--- WHAT TO WORK ON ---
Pictures in the data below are not part of the copy; transcribe everything else exactly.

--- GIVEN INFORMATION ---
----------------

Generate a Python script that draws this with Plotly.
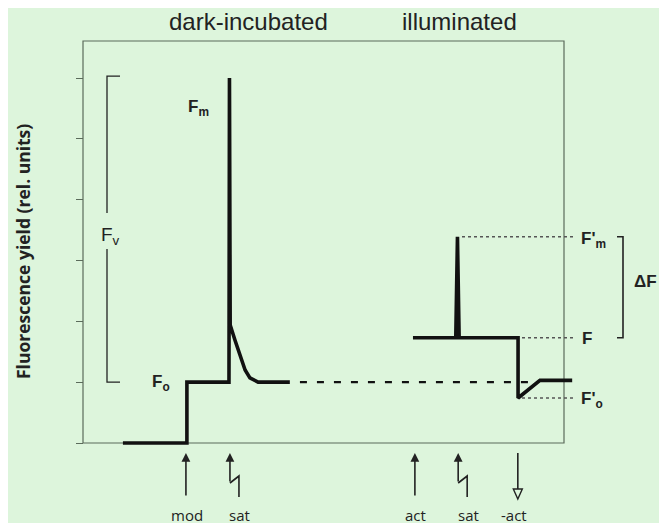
import plotly.graph_objects as go

W, H = 667, 523

# ---------------- data (time: arbitrary units, frame spans 0-100; yield: rel. units) ----
dark_t = [8.3, 21.6, 21.6, 30.35, 30.45, 30.6, 31.6, 33.7, 34.7, 35.8, 36.4, 43.0]
dark_y = [0.0, 0.0, 1.0, 1.0, 6.0, 1.94, 1.69, 1.20, 1.07, 1.02, 1.0, 1.0]
light_t = [68.6, 77.5, 77.85, 78.2, 90.45, 90.45, 95.0, 101.7]
light_y = [1.73, 1.73, 3.39, 1.73, 1.73, 0.74, 1.03, 1.03]
ref_t = [45.1, 93.0]
ref_y = [1.0, 1.0]
y_ticks = [0, 1, 2, 3, 4, 5, 6]
event_labels = ["mod", "sat", "act", "sat", "-act"]
event_t = [21.4, 30.55, 69.0, 78.0, 90.4]
event_kind = ["up", "flash", "up", "flash", "down"]

# ---------------- scale helpers (layout only) ----------------
OFF = 8.0                   # page body margin offset
X0PX, XSC = 83.0, 4.81      # px of t=0 (page coords), px per t unit
Y0PX, YSC = 443.0, 60.83    # px of y=0 (page coords), px per y unit
def tx(px):  # page pixel x -> data x
    return (px - X0PX) / XSC
def ty(py):  # page pixel y -> data y
    return (Y0PX - py) / YSC
def pxp(px):
    return (px - OFF) / W
def pyp(py):
    return 1 - (py - OFF) / H

BG = "#ddf5dc"
FRAME = "#5b6b5b"
INK = "#111111"
TXT = "#222222"

Fo = dark_y[2]
Fm = max(dark_y)
Fs = light_y[0]
Fm_p = max(light_y)
Fo_p = min(light_y)

fig = go.Figure()
fig.add_trace(go.Scatter(x=dark_t, y=dark_y, mode="lines",
                         line=dict(color=INK, width=3.6), hoverinfo="skip"))
fig.add_trace(go.Scatter(x=ref_t, y=ref_y, mode="lines",
                         line=dict(color=INK, width=2.4, dash="7px,10px"), hoverinfo="skip"))
fig.add_trace(go.Scatter(x=light_t, y=light_y, mode="lines",
                         line=dict(color=INK, width=3.6), hoverinfo="skip"))

shapes = []
# frame
shapes.append(dict(type="rect", xref="x", yref="y", x0=0, x1=100, y0=0, y1=ty(41),
                   line=dict(color=FRAME, width=1.2), fillcolor="rgba(0,0,0,0)", layer="below"))
# dotted reference lines on the right
for lvl, xs in [(Fm_p, 462), (Fs, 522), (Fo_p, 522)]:
    shapes.append(dict(type="line", xref="x", yref="y", x0=tx(xs), x1=tx(576), y0=lvl, y1=lvl,
                       line=dict(color="#555", width=1.5, dash="dot")))
# Fv bracket
bx = tx(107); bxe = tx(120)
shapes.append(dict(type="path", xref="x", yref="y",
                   path=f"M {bxe},{Fm+0.03} L {bx},{Fm+0.03} L {bx},{ty(213)}",
                   line=dict(color=TXT, width=1.3)))
shapes.append(dict(type="path", xref="x", yref="y",
                   path=f"M {bx},{ty(249)} L {bx},{Fo} L {bxe},{Fo}",
                   line=dict(color=TXT, width=1.3)))
# delta F bracket
dx = tx(623); dxe = tx(617)
shapes.append(dict(type="path", xref="x", yref="y",
                   path=f"M {dxe},{Fm_p} L {dx},{Fm_p} L {dx},{Fs} L {dxe},{Fs}",
                   line=dict(color=TXT, width=1.6)))

annotations = []
tip_y, tail_y = ty(453), ty(497)
for lab, t, kind in zip(event_labels, event_t, event_kind):
    xp = X0PX + t * XSC
    if kind == "up":
        annotations.append(dict(x=t, y=tip_y, ax=t, ay=tail_y, xref="x", yref="y",
                                axref="x", ayref="y", text="", showarrow=True,
                                arrowhead=2, arrowsize=1.1, arrowwidth=1.6, arrowcolor=TXT))
        lx = xp + 1
    elif kind == "flash":
        off = tx(xp + 9) - t
        annotations.append(dict(x=t, y=tip_y, ax=t, ay=ty(483), xref="x", yref="y",
                                axref="x", ayref="y", text="", showarrow=True,
                                arrowhead=2, arrowsize=1.1, arrowwidth=1.6, arrowcolor=TXT))
        shapes.append(dict(type="path", xref="x", yref="y",
                           path=f"M {t},{ty(483)} L {t+off},{ty(476)} L {t+off},{tail_y}",
                           line=dict(color=TXT, width=1.6)))
        lx = xp + 10
    else:
        shapes.append(dict(type="line", xref="x", yref="y", x0=t, x1=t, y0=tip_y, y1=ty(489),
                           line=dict(color=TXT, width=1.6)))
        shapes.append(dict(type="path", xref="x", yref="y",
                           path=f"M {tx(xp-4.5)},{ty(489)} L {tx(xp+4.5)},{ty(489)} L {t},{ty(499)} Z",
                           line=dict(color=TXT, width=1.4), fillcolor=BG))
        lx = xp - 4
    annotations.append(dict(x=pxp(lx), y=pyp(515), xref="paper", yref="paper", text=lab,
                            showarrow=False, xanchor="center", yanchor="middle",
                            font=dict(family="Open Sans", size=15, color=TXT)))

def label(text, x, y, size=17, bold=True, anchor="left", family="Liberation Sans", angle=0):
    annotations.append(dict(x=pxp(x), y=pyp(y), xref="paper", yref="paper",
                            text=f"<b>{text}</b>" if bold else text, showarrow=False,
                            xanchor=anchor, yanchor="middle", textangle=angle,
                            font=dict(family=family, size=size, color=TXT)))

label("dark-incubated", 248, 22, size=24, bold=False, anchor="center")
label("illuminated", 459, 22, size=24, bold=False, anchor="center")
label("F<sub>m</sub>", 186, 108)
label("F<sub>v</sub>", 99, 236, size=19, bold=False)
label("F<sub>o</sub>", 150, 383)
label("F'<sub>m</sub>", 579, 240)
label("F", 580, 338)
label("F'<sub>o</sub>", 579, 400)
label("ΔF", 632, 281)
label("Fluorescence yield (rel. units)", 23, 252, size=17.5, anchor="center",
      family="Open Sans", angle=-90)

x_lo, x_hi = tx(OFF), tx(OFF + W)
y_lo, y_hi = ty(OFF + H), ty(OFF)

fig.update_layout(
    width=W, height=H, autosize=False,
    margin=dict(l=0, r=0, t=0, b=0, pad=0),
    paper_bgcolor=BG, plot_bgcolor=BG,
    showlegend=False,
    shapes=shapes, annotations=annotations,
    xaxis=dict(range=[x_lo, x_hi], visible=False, fixedrange=True),
    yaxis=dict(range=[y_lo, y_hi], anchor="free", position=pxp(X0PX),
               tickvals=y_ticks, ticks="outside", ticklen=7, tickwidth=1.2,
               tickcolor=FRAME, showticklabels=False, showgrid=False,
               zeroline=False, showline=False, fixedrange=True),
)

fig.write_html("out.html")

----------------

--- EXERCISE RESPONSE ---
Generate a Python script that draws this with Plotly.
import plotly.graph_objects as go

W, H = 667, 523

# ---------------- data (time: arbitrary units, frame spans 0-100; yield: rel. units) ----
dark_t = [8.3, 21.6, 21.6, 30.35, 30.45, 30.6, 31.6, 33.7, 34.7, 35.8, 36.4, 43.0]
dark_y = [0.0, 0.0, 1.0, 1.0, 6.0, 1.94, 1.69, 1.20, 1.07, 1.02, 1.0, 1.0]
light_t = [68.6, 77.5, 77.85, 78.2, 90.45, 90.45, 95.0, 101.7]
light_y = [1.73, 1.73, 3.39, 1.73, 1.73, 0.74, 1.03, 1.03]
ref_t = [45.1, 93.0]
ref_y = [1.0, 1.0]
y_ticks = [0, 1, 2, 3, 4, 5, 6]
event_labels = ["mod", "sat", "act", "sat", "-act"]
event_t = [21.4, 30.55, 69.0, 78.0, 90.4]
event_kind = ["up", "flash", "up", "flash", "down"]

# ---------------- scale helpers (layout only) ----------------
OFF = 8.0                   # page body margin offset
X0PX, XSC = 83.0, 4.81      # px of t=0 (page coords), px per t unit
Y0PX, YSC = 443.0, 60.83    # px of y=0 (page coords), px per y unit
def tx(px):  # page pixel x -> data x
    return (px - X0PX) / XSC
def ty(py):  # page pixel y -> data y
    return (Y0PX - py) / YSC
def pxp(px):
    return (px - OFF) / W
def pyp(py):
    return 1 - (py - OFF) / H

BG = "#ddf5dc"
FRAME = "#5b6b5b"
INK = "#111111"
TXT = "#222222"

Fo = dark_y[2]
Fm = max(dark_y)
Fs = light_y[0]
Fm_p = max(light_y)
Fo_p = min(light_y)

fig = go.Figure()
fig.add_trace(go.Scatter(x=dark_t, y=dark_y, mode="lines",
                         line=dict(color=INK, width=3.6), hoverinfo="skip"))
fig.add_trace(go.Scatter(x=ref_t, y=ref_y, mode="lines",
                         line=dict(color=INK, width=2.4, dash="7px,10px"), hoverinfo="skip"))
fig.add_trace(go.Scatter(x=light_t, y=light_y, mode="lines",
                         line=dict(color=INK, width=3.6), hoverinfo="skip"))

shapes = []
# frame
shapes.append(dict(type="rect", xref="x", yref="y", x0=0, x1=100, y0=0, y1=ty(41),
                   line=dict(color=FRAME, width=1.2), fillcolor="rgba(0,0,0,0)", layer="below"))
# dotted reference lines on the right
for lvl, xs in [(Fm_p, 462), (Fs, 522), (Fo_p, 522)]:
    shapes.append(dict(type="line", xref="x", yref="y", x0=tx(xs), x1=tx(576), y0=lvl, y1=lvl,
                       line=dict(color="#555", width=1.5, dash="dot")))
# Fv bracket
bx = tx(107); bxe = tx(120)
shapes.append(dict(type="path", xref="x", yref="y",
                   path=f"M {bxe},{Fm+0.03} L {bx},{Fm+0.03} L {bx},{ty(213)}",
                   line=dict(color=TXT, width=1.3)))
shapes.append(dict(type="path", xref="x", yref="y",
                   path=f"M {bx},{ty(249)} L {bx},{Fo} L {bxe},{Fo}",
                   line=dict(color=TXT, width=1.3)))
# delta F bracket
dx = tx(623); dxe = tx(617)
shapes.append(dict(type="path", xref="x", yref="y",
                   path=f"M {dxe},{Fm_p} L {dx},{Fm_p} L {dx},{Fs} L {dxe},{Fs}",
                   line=dict(color=TXT, width=1.6)))

annotations = []
tip_y, tail_y = ty(453), ty(497)
for lab, t, kind in zip(event_labels, event_t, event_kind):
    xp = X0PX + t * XSC
    if kind == "up":
        annotations.append(dict(x=t, y=tip_y, ax=t, ay=tail_y, xref="x", yref="y",
                                axref="x", ayref="y", text="", showarrow=True,
                                arrowhead=2, arrowsize=1.1, arrowwidth=1.6, arrowcolor=TXT))
        lx = xp + 1
    elif kind == "flash":
        off = tx(xp + 9) - t
        annotations.append(dict(x=t, y=tip_y, ax=t, ay=ty(483), xref="x", yref="y",
                                axref="x", ayref="y", text="", showarrow=True,
                                arrowhead=2, arrowsize=1.1, arrowwidth=1.6, arrowcolor=TXT))
        shapes.append(dict(type="path", xref="x", yref="y",
                           path=f"M {t},{ty(483)} L {t+off},{ty(476)} L {t+off},{tail_y}",
                           line=dict(color=TXT, width=1.6)))
        lx = xp + 10
    else:
        shapes.append(dict(type="line", xref="x", yref="y", x0=t, x1=t, y0=tip_y, y1=ty(489),
                           line=dict(color=TXT, width=1.6)))
        shapes.append(dict(type="path", xref="x", yref="y",
                           path=f"M {tx(xp-4.5)},{ty(489)} L {tx(xp+4.5)},{ty(489)} L {t},{ty(499)} Z",
                           line=dict(color=TXT, width=1.4), fillcolor=BG))
        lx = xp - 4
    annotations.append(dict(x=pxp(lx), y=pyp(515), xref="paper", yref="paper", text=lab,
                            showarrow=False, xanchor="center", yanchor="middle",
                            font=dict(family="Open Sans", size=15, color=TXT)))

def label(text, x, y, size=17, bold=True, anchor="left", family="Liberation Sans", angle=0):
    annotations.append(dict(x=pxp(x), y=pyp(y), xref="paper", yref="paper",
                            text=f"<b>{text}</b>" if bold else text, showarrow=False,
                            xanchor=anchor, yanchor="middle", textangle=angle,
                            font=dict(family=family, size=size, color=TXT)))

label("dark-incubated", 248, 22, size=24, bold=False, anchor="center")
label("illuminated", 459, 22, size=24, bold=False, anchor="center")
label("F<sub>m</sub>", 186, 108)
label("F<sub>v</sub>", 99, 236, size=19, bold=False)
label("F<sub>o</sub>", 150, 383)
label("F'<sub>m</sub>", 579, 240)
label("F", 580, 338)
label("F'<sub>o</sub>", 579, 400)
label("ΔF", 632, 281)
label("Fluorescence yield (rel. units)", 23, 252, size=17.5, anchor="center",
      family="Open Sans", angle=-90)

x_lo, x_hi = tx(OFF), tx(OFF + W)
y_lo, y_hi = ty(OFF + H), ty(OFF)

fig.update_layout(
    width=W, height=H, autosize=False,
    margin=dict(l=0, r=0, t=0, b=0, pad=0),
    paper_bgcolor=BG, plot_bgcolor=BG,
    showlegend=False,
    shapes=shapes, annotations=annotations,
    xaxis=dict(range=[x_lo, x_hi], visible=False, fixedrange=True),
    yaxis=dict(range=[y_lo, y_hi], anchor="free", position=pxp(X0PX),
               tickvals=y_ticks, ticks="outside", ticklen=7, tickwidth=1.2,
               tickcolor=FRAME, showticklabels=False, showgrid=False,
               zeroline=False, showline=False, fixedrange=True),
)

fig.write_html("out.html")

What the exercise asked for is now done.